As the Fed has pushed up interest rates in its battle against inflation, the interest expense on the Fed’s liabilities is now far exceeding the earnings on its assets. And the Fed will continue to incur negative net interest income over the coming years. No congressional bailout will be needed to cover those losses; rather, the Fed will simply borrow the corresponding amount from the public. The Fed’s operations are not included in the federal budget, and hence its liabilities do not count against the debt ceiling limit.
Nonetheless, these costs will indeed be borne by taxpayers. Normally, the Fed earns a steady positive net interest income of about $100 billion per year, mainly reflecting the fact that the Fed doesn’t pay any interest on its liabilities of paper currency, and that net interest income is directly transferred to the Treasury. Since last fall, however, the Fed has stopped sending any remittances to the Treasury. Our analysis indicates that its remittances will remain suspended over the next five years and depressed for years thereafter.
The magnitude of these costs can also be assessed by considering the balance sheet of the consolidated federal government, including the Federal Reserve. (As an independent agency, the Fed’s operations aren’t included in the regular federal budget). During 2020 and 2021, the Treasury was auctioning large amounts of long-term notes and bonds to “lock in” the historically low cost of financing the federal debt. However, the Fed acquired a large fraction of those securities and funded its purchases with short-term liabilities, leaving the consolidated federal sector exposed to much greater interest rate risk. The Fed also purchased huge amounts of agency mortgage-backed securities (MBS) at a time when mortgage rates were at historic lows, and the yields on those securities are now far below the rates that the Fed is paying on its interest-bearing liabilities.
The Fed never alerted Congress or the public that its QE4 program could put taxpayers at risk. Indeed, the minutes of its monetary policy meetings provide no hint that Fed officials ever engaged in any substantive discussion of the costs and benefits of QE4. The initial phase of securities purchases did stabilize markets at the onset of the pandemic. However, those financial strains subsided within a few weeks, whereas the Fed continued engaging in huge purchases for nearly two years thereafter. We find no significant evidence that the continuation of such purchases had any substantial benefits. Indeed, the Fed’s MBS purchases may well have been counterproductive in exacerbating the housing boom over that period.

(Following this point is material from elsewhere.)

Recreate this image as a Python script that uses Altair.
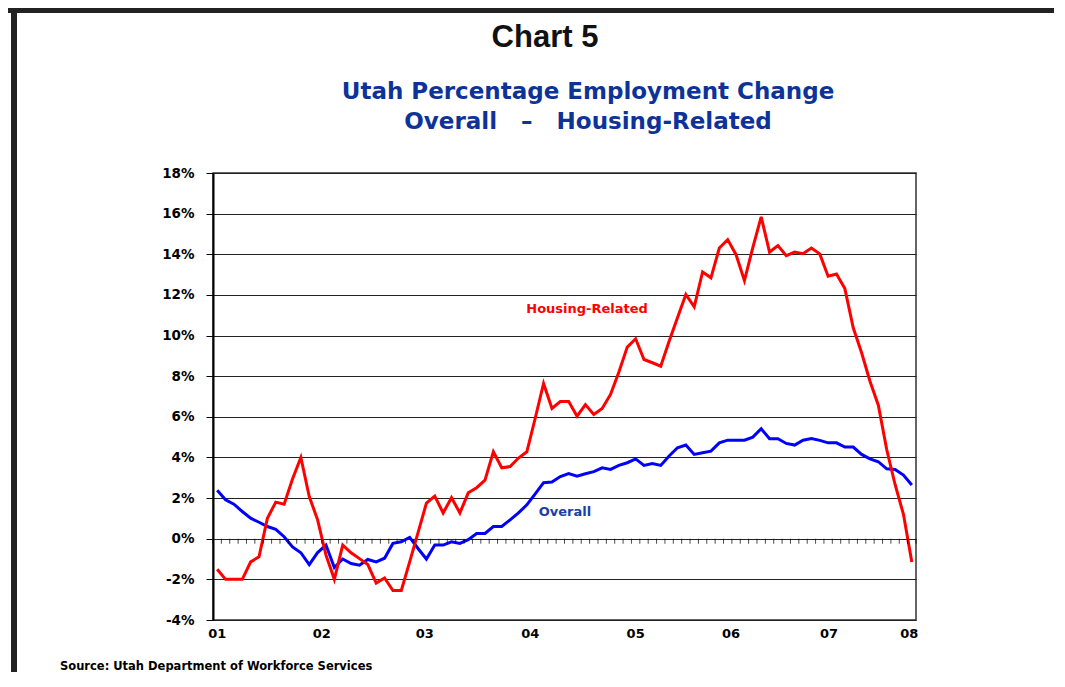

Transparency and accountability are not partisan issues. The Fed is an independent agency, but it must remain accountable to Congress and the public. In carrying out their role of overseeing the Fed, members of Congress should consider holding public hearings about QE4 and then consider potential legislative measures. For example, the Fed has had a longstanding exemption from reviews by the Government Accounting Office (GAO), the nonpartisan watchdog for all other government agencies. Henceforth, the GAO should be authorized to conduct regular reviews of all aspects of the Fed’s policies and operations. Similarly, the Fed’s inspector general should no longer be merely a Fed employee but should become a fully independent official, just like at every other major government agency. Such reforms can strengthen the Fed’s accountability while keeping its monetary policy decisions insulated from political interference.

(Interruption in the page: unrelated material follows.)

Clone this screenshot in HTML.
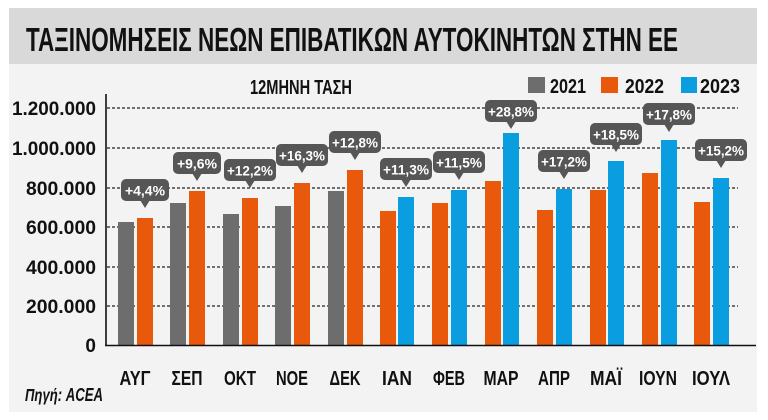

Ordinary American families, who have been tightening their belts in response to high inflation, may well be outraged that an ineffective and opaque Fed program will have such a huge cost to taxpayers. Will the Fed be held accountable for its trillion-dollar bridge to nowhere?
Andrew Levin is a professor of economics at Dartmouth College who previously served as a special adviser on monetary policy at the Federal Reserve Board.